I needed a version of the Dir_Date command, which sorts first by extension and then by name. In other words, an enhancement of the DOS, DIR /OE command. Since this DOS command sorts only by extension, this is indeed an enhancement of that command.

I believe that I have stumbled across something interesting: Specifically, first I use the dir_date command with the default parameters, that is to say, sort by name. Second, I sort by extension; in my Win 98, this means columns 10,13.
This seems to give the desired result, at least for the example I looked at.

I have a hunch that this is true in general. At the same time, I am missing the simple reason. Any explanation.

At first I thought that I will have to mark the blocks by hand, having the same extension. Then sort each such block. But this does not seems necessary.

Thanks and a merry Xmas.

-peter.

 


Topic: Comment on the remarkable Dir_Date command. (2 of 2), Read 24 times
Conf: VEDIT Macro Language Support
From: Ian Binnie
Date: Friday, December 24, 2004 08:14 PM

On 12/24/2004 12:36:09 AM, Peter Rejto wrote:
>Hi,
>
>I needed a version of the
>Dir_Date command, which sorts
>first by extension and then by
>name. In other words, an
>enhancement of the DOS, DIR
>/OE command.
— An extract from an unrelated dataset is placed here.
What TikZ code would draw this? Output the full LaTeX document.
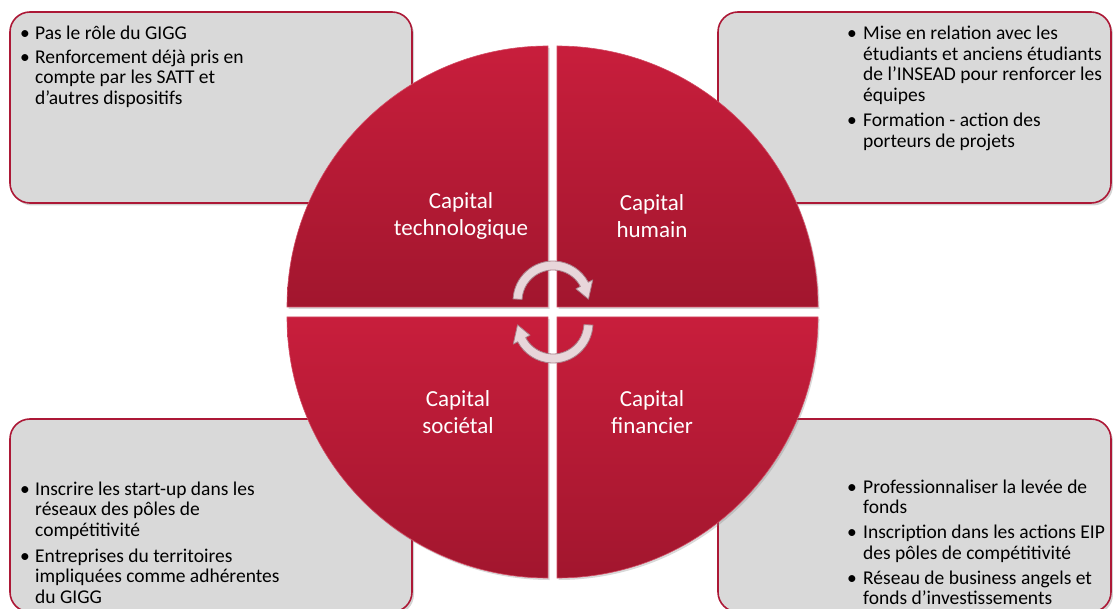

Since this DOS
>command sorts only by
>extension, this is indeed an
>enhancement of that command.
>
>I believe that I have stumbled
>across something interesting:
>Specifically, first I use the
>dir_date command with the
>default parameters, that is to
>say, sort by name.

Peter, dir_date does not sort. It returns files in default order.

If you are using NTFS the default order is sorted, because files are stored in a btree structure, but this would not be true for your Win98 which would be using FAT32.

> Second, I
>sort by extension; in my Win
>98, this means columns 10,13.
>This seems to give the desired
>result, at least for the
>example I looked at.
>
>I have a hunch that this is
>true in general. At the same
>time, I am missing the
>simple reason. Any
>explanation.

You would only get a sorted list if the original files were sorted on the disc - actually quite common if they have been copied from another location.

>At first I thought that I will
>have to mark the blocks by
>hand, having the same
>extension. Then sort each such
>block. But this does not
>seems necessary.

Why not do a multi-key sort?
That way you could guarantee the order.